Now you go around looking at different technical tools you can use to build your websites for your clients, which is fun for you.
That’s all you do in terms of research. You don’t actually ask any attorneys what their needs are in terms of websites. That wouldn’t be fun, because you’re an introvert. So instead you spend hours and hours on website development tools, which you enjoy.
Eventually, you set up your own website (which is fun for you because websites are your passion), maybe set up an LLC or something, and set up some basic social media stuff talking about your mad website skillz.
Then you just sort of sit around. You don’t know how to market your services because you’ve spent all of your time on the tech side, because that’s fun for you and marketing isn’t.
Eventually, you know you have to do SOMETHING. So you grudgingly reach out to some attorney friends you know and/or maybe a few random lawyers on LinkedIn or Facebook or something.
The first one you talk to is a crusty 70-year-old lawyer who’s been at it for years. You tell him you’ll make a website for him and he grunts, “Website? I don’t need a fuckin’ website.”
Next, you talk to a hotshot 35-year-old lawyer at a fancy law firm downtown. He says the firm already has a kickass website. And he doesn’t need an extra website because “the firm handles all of that.”
You talk to a few more people and get similar answers. None of them need a website because they either don’t want one or already have one they’re happy with.
You start to say things like, “WTF? Why don’t these people need websites? I could make SUCH a BETTER website than what they have! If they just gave me a chance, they’d be shocked at how awesome MY website would be!”
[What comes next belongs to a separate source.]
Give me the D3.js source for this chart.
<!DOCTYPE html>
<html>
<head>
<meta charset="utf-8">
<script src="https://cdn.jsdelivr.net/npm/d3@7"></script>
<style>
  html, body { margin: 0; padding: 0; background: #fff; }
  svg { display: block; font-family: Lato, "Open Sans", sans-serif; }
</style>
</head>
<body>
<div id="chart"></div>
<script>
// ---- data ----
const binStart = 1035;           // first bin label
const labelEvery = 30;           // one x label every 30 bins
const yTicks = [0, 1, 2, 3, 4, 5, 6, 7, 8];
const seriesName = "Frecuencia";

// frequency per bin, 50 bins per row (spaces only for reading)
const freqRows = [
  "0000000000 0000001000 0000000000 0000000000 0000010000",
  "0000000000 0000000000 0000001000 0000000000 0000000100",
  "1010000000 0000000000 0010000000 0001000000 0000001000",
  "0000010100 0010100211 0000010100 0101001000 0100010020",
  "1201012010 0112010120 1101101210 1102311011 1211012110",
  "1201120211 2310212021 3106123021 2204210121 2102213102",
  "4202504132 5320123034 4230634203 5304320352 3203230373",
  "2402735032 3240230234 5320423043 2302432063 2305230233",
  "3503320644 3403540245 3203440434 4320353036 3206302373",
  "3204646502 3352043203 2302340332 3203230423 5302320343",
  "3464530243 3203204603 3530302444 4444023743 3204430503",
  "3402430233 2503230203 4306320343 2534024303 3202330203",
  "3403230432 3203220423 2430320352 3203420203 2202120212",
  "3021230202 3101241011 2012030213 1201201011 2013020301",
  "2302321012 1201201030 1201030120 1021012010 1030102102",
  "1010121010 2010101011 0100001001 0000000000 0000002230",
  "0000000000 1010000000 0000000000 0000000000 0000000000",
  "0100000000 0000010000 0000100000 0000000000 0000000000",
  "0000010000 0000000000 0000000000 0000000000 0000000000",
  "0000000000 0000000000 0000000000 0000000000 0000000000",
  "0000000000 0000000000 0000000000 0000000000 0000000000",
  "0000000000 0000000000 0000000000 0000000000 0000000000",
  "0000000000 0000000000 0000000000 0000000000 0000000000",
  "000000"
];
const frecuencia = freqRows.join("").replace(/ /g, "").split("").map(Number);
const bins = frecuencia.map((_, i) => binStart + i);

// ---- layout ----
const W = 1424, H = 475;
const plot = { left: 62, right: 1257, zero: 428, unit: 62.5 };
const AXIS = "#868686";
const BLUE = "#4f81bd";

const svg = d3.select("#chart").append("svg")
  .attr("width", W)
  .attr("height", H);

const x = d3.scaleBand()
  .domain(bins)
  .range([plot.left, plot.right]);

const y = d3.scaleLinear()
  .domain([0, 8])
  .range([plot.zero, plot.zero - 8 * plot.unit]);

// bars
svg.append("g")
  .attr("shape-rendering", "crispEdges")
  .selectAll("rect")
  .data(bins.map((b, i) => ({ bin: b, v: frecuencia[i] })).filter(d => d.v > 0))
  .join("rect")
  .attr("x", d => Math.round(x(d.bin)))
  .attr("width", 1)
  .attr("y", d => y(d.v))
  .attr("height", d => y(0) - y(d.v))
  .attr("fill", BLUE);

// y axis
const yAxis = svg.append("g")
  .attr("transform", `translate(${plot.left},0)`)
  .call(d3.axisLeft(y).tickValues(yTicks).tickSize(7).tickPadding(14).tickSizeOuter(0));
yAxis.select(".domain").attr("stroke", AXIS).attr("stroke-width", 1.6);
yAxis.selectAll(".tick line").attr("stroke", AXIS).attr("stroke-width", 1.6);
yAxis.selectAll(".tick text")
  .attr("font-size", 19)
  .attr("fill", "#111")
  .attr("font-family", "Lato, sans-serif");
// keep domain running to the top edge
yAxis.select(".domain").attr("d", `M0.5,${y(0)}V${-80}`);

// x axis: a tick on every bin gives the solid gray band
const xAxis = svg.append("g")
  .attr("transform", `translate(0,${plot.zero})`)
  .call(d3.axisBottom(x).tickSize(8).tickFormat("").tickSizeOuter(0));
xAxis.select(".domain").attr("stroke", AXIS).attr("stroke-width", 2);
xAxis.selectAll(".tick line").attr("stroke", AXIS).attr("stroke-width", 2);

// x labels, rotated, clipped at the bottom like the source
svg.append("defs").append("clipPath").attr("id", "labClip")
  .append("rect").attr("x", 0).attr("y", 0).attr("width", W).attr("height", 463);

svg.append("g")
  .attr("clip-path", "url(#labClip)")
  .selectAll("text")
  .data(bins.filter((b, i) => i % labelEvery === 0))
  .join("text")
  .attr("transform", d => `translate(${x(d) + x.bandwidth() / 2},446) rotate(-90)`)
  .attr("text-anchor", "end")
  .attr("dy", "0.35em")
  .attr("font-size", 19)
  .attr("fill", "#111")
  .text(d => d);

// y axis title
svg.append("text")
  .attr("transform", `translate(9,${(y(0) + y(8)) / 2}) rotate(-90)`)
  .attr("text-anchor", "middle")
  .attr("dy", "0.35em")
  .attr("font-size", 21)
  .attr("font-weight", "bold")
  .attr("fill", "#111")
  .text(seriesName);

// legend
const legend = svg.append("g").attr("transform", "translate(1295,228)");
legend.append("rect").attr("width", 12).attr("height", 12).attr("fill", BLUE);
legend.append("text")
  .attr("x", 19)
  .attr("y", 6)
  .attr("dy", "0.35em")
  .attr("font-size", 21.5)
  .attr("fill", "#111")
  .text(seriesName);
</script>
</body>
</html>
Again, it’s all about you. Not the clients. Not the marketplace. Not there realties of the website sector. Just you.
You start getting discouraged when finally, you talk to a three-woman-attorney firm about redoing their website, and they seem interested! Holy shit!
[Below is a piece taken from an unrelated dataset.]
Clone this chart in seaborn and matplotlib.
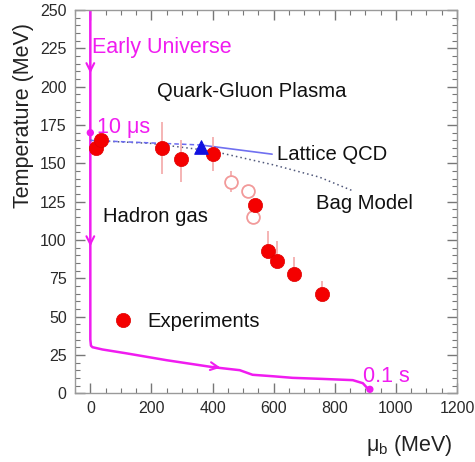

You get super excited and give them a fancy proposal you spent four hours on that is about 15 pages long, full of fancy graphics and charts and graphs and shit.
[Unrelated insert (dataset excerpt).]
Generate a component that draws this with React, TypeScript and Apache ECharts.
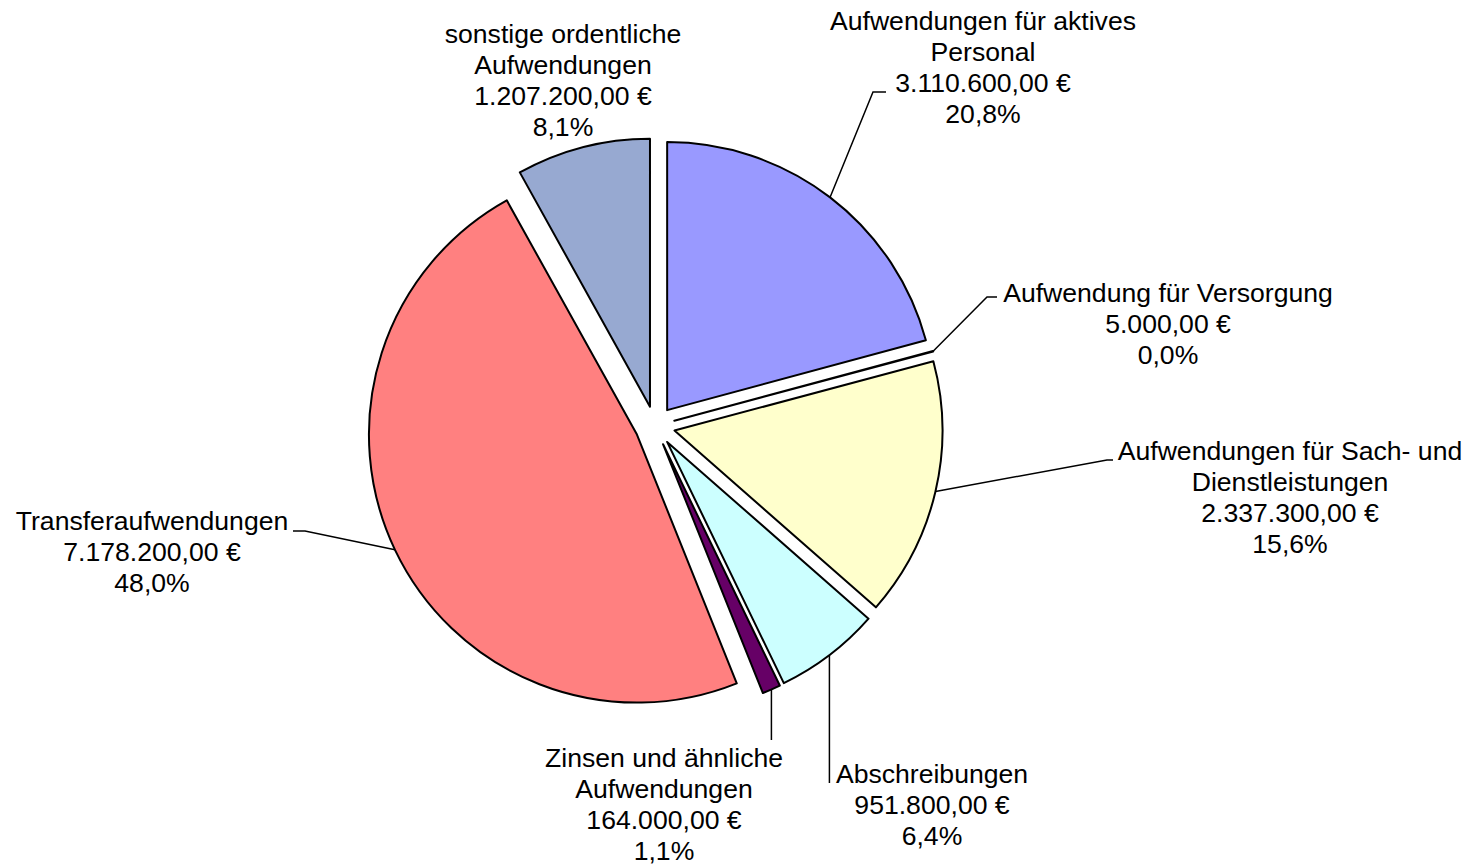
import React, { useEffect, useRef } from 'react';
import * as echarts from 'echarts';

const categories = [
  'Aufwendungen für aktives\nPersonal',
  'Aufwendung für Versorgung',
  'Aufwendungen für Sach- und\nDienstleistungen',
  'Abschreibungen',
  'Zinsen und ähnliche\nAufwendungen',
  'Transferaufwendungen',
  'sonstige ordentliche\nAufwendungen',
];
const values = [3110600, 5000, 2337300, 951800, 164000, 7178200, 1207200];
const colors = ['#9999FF', '#993366', '#FFFFCC', '#CCFFFF', '#660066', '#FF8080', '#97A9D1'];

// label block centres and leader-line elbows (layout only)
const labelPos: number[][] = [
  [983, 67], [1168, 324], [1290, 497], [932, 805], [664, 804], [152, 552], [563, 80],
];
const leaders: ({ ex: number | null; ey: number; hx: number } | null)[] = [
  { ex: 873, ey: 92, hx: 13 },
  { ex: 987, ey: 297, hx: 10 },
  { ex: 1107, ey: 460, hx: 6 },
  { ex: null, ey: 783, hx: 0 },
  { ex: null, ey: 740, hx: 0 },
  { ex: 305, ey: 531, hx: -12 },
  null,
];

const CENTER = [655, 426];
const RADIUS = 268;
const OFFSET = 20;

const total = values.reduce((a, b) => a + b, 0);

function fmtEuro(v: number): string {
  const [i, d] = v.toFixed(2).split('.');
  return i.replace(/\B(?=(\d{3})+(?!\d))/g, '.') + ',' + d + ' €';
}
function fmtPct(v: number): string {
  return ((v / total) * 100).toFixed(1).replace('.', ',') + '%';
}

export default function App() {
  const ref = useRef<HTMLDivElement>(null);
  useEffect(() => {
    if (!ref.current) return;
    const chart = echarts.init(ref.current, undefined, { renderer: 'svg' });
    const common = {
      type: 'pie',
      center: CENTER,
      radius: RADIUS,
      startAngle: 90,
      clockwise: true,
      avoidLabelOverlap: false,
      emphasis: { disabled: true },
    };
    const option: any = {
      animation: false,
      backgroundColor: '#ffffff',
      series: [
        {
          ...common,
          name: 'slices',
          selectedMode: 'multiple',
          selectedOffset: OFFSET,
          itemStyle: { borderColor: '#000', borderWidth: 2 },
          select: { itemStyle: { borderColor: '#000', borderWidth: 2 } },
          label: { show: false },
          labelLine: { show: false },
          data: values.map((v, i) => ({
            name: categories[i],
            value: v,
            selected: true,
            itemStyle: { color: colors[i] },
          })),
        },
        {
          ...common,
          name: 'labels',
          silent: true,
          itemStyle: { color: 'rgba(0,0,0,0)', borderWidth: 0 },
          label: {
            show: true,
            position: 'outside',
            color: '#000',
            fontFamily: 'Liberation Sans, Arial, sans-serif',
            fontSize: 26.6,
            lineHeight: 31,
            align: 'center',
            formatter: (p: any) => `${p.name}\n${fmtEuro(p.value)}\n${fmtPct(p.value)}`,
          },
          labelLine: {
            show: true,
            length: 10,
            length2: 10,
            lineStyle: { color: '#000', width: 1.5 },
          },
          labelLayout: (params: any) => {
            const i = params.dataIndex;
            const pos = labelPos[i];
            const res: any = { x: pos[0], y: pos[1], align: 'center', verticalAlign: 'middle' };
            const ld = leaders[i];
            const pts = params.labelLinePoints;
            if (ld && pts && pts.length) {
              const s = pts[0];
              const ux = (s[0] - CENTER[0]) / RADIUS;
              const uy = (s[1] - CENTER[1]) / RADIUS;
              const sx = s[0] + ux * OFFSET;
              const sy = s[1] + uy * OFFSET;
              const ex = ld.ex == null ? sx : ld.ex;
              res.labelLinePoints = [
                [sx, sy],
                [ex, ld.ey],
                [ex + ld.hx, ld.ey],
              ];
            }
            return res;
          },
          data: values.map((v, i) => ({
            name: categories[i],
            value: v,
            labelLine: leaders[i] ? undefined : { show: false },
          })),
        },
      ],
    };
    chart.setOption(option);
    return () => chart.dispose();
  }, []);
  return (
    <div
      ref={ref}
      style={{ position: 'absolute', left: 0, top: 0, width: 1475, height: 865 }}
    />
  );
}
You check your email every 10 minutes for the next several days, eagerly waiting for a response.
A few days later they send you an email saying that you’re charging way too much for a website and Susan (one of the attorneys) is just going to have her son do it, who knows a guy in India who can do it for one-sixth the price.
Wow. Now you’re pissed.
“India? Really? They suck! My websites are WAY better than what some guy in India can do!”
“You know what? Fuck this.”
Then you stop doing your business and angrily redirect your energies back to your stupid 9-5 job that you hate in your collapsing Western country that gets worse every year.
That, in a nutshell, is where over 85% of new businesses end up. Sometimes in a few weeks, sometimes in a few years, but they all get there.
When you start a business, like the vast majority of new business owners do, focusing on yourself, your passions, your interests, and your experience, you make a huge amount of incorrect assumptions:
- How do you know the marketplace you’ve chosen actually wants what you’re selling? Just because you think it’s cool doesn’t mean they will.
- Why are you trying to sell to such a huge and broad market? (And remember, “lawyers” is not a niche! That’s a massive) It’s much harder to make money that way. And if you point at people like Steve Jobs or Elon Musk, ask yourself, are YOU Steve Jobs or Elon Musk? (Probably not.)
- How do you know the price point at which you’re selling your idea is competitive based on all other options available to business owners today? Like AI that can do it for free (or close to it) or someone in Bangladesh who can do it for one-fifth the price?
- How are you going to market this idea in any systematic way? Seriously, how are you going to do it? Selling some idea you came up with to a broad market? Good luck with that.
When you focus on yourself for your business idea, all of these things become huge barriers to your success.
But if you instead forget about yourself (at least temporarily) and identify a tiny, super-duper narrow niche of companies (better) or individuals (not as good but can work), then ask them what their problem is, then sell them something that fixes or alleviates that problem, using your skills/talents/interests in fixing that problem (or hiring someone to do it for you on Upwork.com after the client pays you) then suddenly all of these barriers vanish.
Suddenly clients are happy to buy what you’re selling and you don’t even have to try very hard to market.
Suddenly you’ve got several clients paying thousands of dollars.
Yes, it’s harder at the beginning. Finding a niche, finding out what their problem is, that stuff is a little difficult and isn’t very exciting as compared to coming up with your personal passion project.
But the difference is once you get over that hump, you’ll start making real money and soon you can quit your bullshit 9-5 job and get location-independent, while Mr. FollowYourPassion will still be spinning his wheels and getting frustrated that no one wants to buy his stuff.
(And by the way, you can still start your “passion” business, just do that as your second or third business once you’re free from your job and location-independent.)